Prep Time: 10 minutes
Cook: 40 minutes
Serves: 4
Ingredients

12 shallots
2tbsp sunflower oil
25g/1oz butter
4 British Turkey breast steaks
300ml/1/2pt dry cider
1 chicken stock cube
1tsp chopped fresh thyme
200ml/7fl oz crème fraiche
To garnish:
50g/2oz butter
1tbsp caster sugar
2 red-skinned apples, cored and thickly sliced
Method

Blanch the unpeeled shallots in a pan of boiling water for 5 minutes. Drain, leave until cool enough to handle and then pull off the skins.

Heat the oil and butter in a frying pan and, when foaming, fry the turkey steaks until browned on both sides. Remove from the pan and set aside.
Add the shallots to the pan and fry for 5 minutes, stirring occasionally. Pour in the cider, crumble in the stock cube, add the thyme and return the turkey to the pan. Cover and simmer for 15 minutes.

Stir the crème fraiche into the pan, season and leave over a gentle heat while preparing the garnish.

In a separate pan, heat the butter and sugar together, stirring until melted. Add the apple slices, a few at a time, and fry over a brisk heat until lightly caramelised.

Serve the turkey with some sauce, garnished with the apple slices.




Turkey Bolognese

Prep Time: 20 minutes
Cook: 20 minutes
Serves: 4
Ingredients

500g lean turkey breast mince
1 red pepper, deseeded and finely diced
1 large courgette, trimmed and finely diced
1 large carrot, grated
1 x 500g jar original bolonese sauce
200g fusilli
50g frozen peas
Parmesan to serve
Method

Cook the turkey mince in a large nonstick pan over a medium heat for 3 minutes, using a wooden spoon to break up any lumps. Increase the heat to high and cook for a further 2 minutes until the cooking juices have mostly evaporated and the turkey is golden.
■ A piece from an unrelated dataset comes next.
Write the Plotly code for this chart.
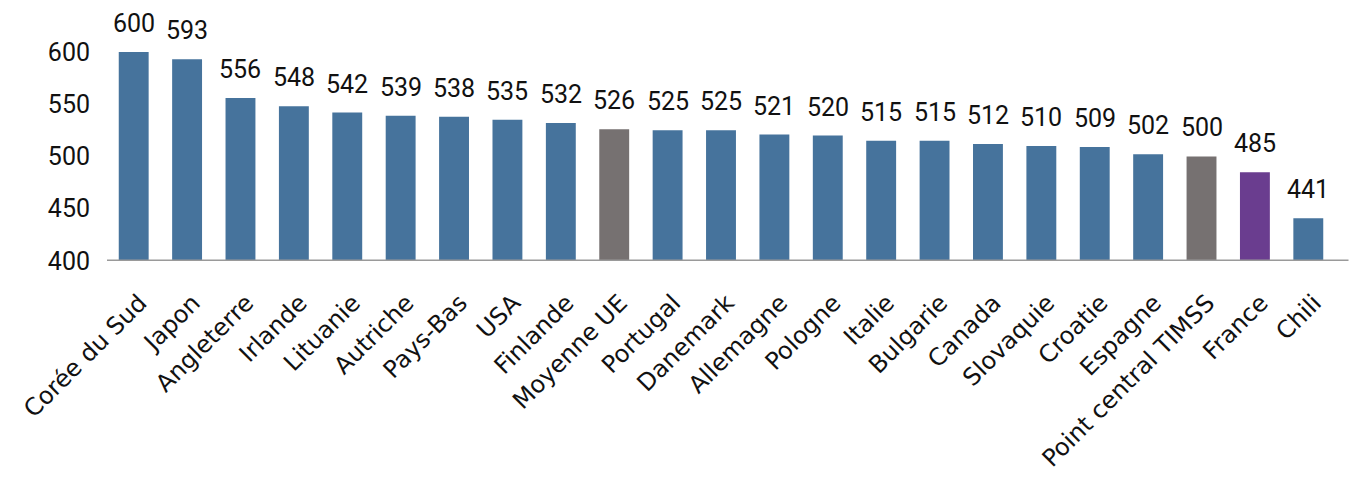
import plotly.graph_objects as go

categories = ["Corée du Sud", "Japon", "Angleterre", "Irlande", "Lituanie", "Autriche",
              "Pays-Bas", "USA", "Finlande", "Moyenne UE", "Portugal", "Danemark",
              "Allemagne", "Pologne", "Italie", "Bulgarie", "Canada", "Slovaquie",
              "Croatie", "Espagne", "Point central TIMSS", "France", "Chili"]
scores = [600, 593, 556, 548, 542, 539, 538, 535, 532, 526, 525, 525, 521, 520,
          515, 515, 512, 510, 509, 502, 500, 485, 441]
y_ticks = [400, 450, 500, 550, 600]

BLUE = "#46739c"
GREY = "#767171"
PURPLE = "#6a3d8f"
special = {"Moyenne UE": GREY, "Point central TIMSS": GREY, "France": PURPLE}
colors = [special.get(c, BLUE) for c in categories]

fig = go.Figure(go.Bar(
    x=categories,
    y=[s - 400 for s in scores],
    base=400,
    marker=dict(color=colors, line=dict(width=0)),
    cliponaxis=False,
))

annotations = [
    dict(x=c, y=s, xref="x", yref="y", text=str(s), showarrow=False,
         yanchor="bottom", yshift=12,
         font=dict(family="Roboto", size=25, color="#111111"))
    for c, s in zip(categories, scores)
]

fig.update_layout(
    width=1354, height=477,
    margin=dict(l=107, r=19, t=31, b=216, autoexpand=False),
    paper_bgcolor="white", plot_bgcolor="white",
    bargap=0.44,
    showlegend=False,
    annotations=annotations,
    xaxis=dict(
        automargin=False,
        tickangle=-45,
        tickfont=dict(family="DejaVu Sans", size=24, color="#111111"),
        showline=False, showgrid=False, ticks="",
        range=[-0.5, 22.5],
        ticklabelstandoff=22,
        ticklabelshift=6,
    ),
    yaxis=dict(
        automargin=False,
        range=[400, 620],
        tickvals=y_ticks,
        ticktext=[str(v) for v in y_ticks],
        tickfont=dict(family="Roboto", size=25, color="#111111"),
        showgrid=False, zeroline=False, showline=False,
        ticks="outside", ticklen=11, tickcolor="rgba(0,0,0,0)",
    ),
    shapes=[dict(type="line", xref="paper", yref="y", x0=0, x1=1.011, y0=400, y1=400,
                 line=dict(color="#9a9a9a", width=3))],
)

fig.write_html("out.html")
Add the pepper, courgette and carrot to the pan and cook, stirring for 2 minutes. Pour in the bolognese sauce and bring to the boil. Cover and simmer over a low heat for 10 minutes.

Meanwhile, bring a large pan of water to the boil, add the pasta and cook for 5 minutes. Add the peas and corn and cook for a further 3 minutes until tender. Drain.

Stir the drained pasta corn and peas into the sauce, then season and serve topped with the grated parmesan.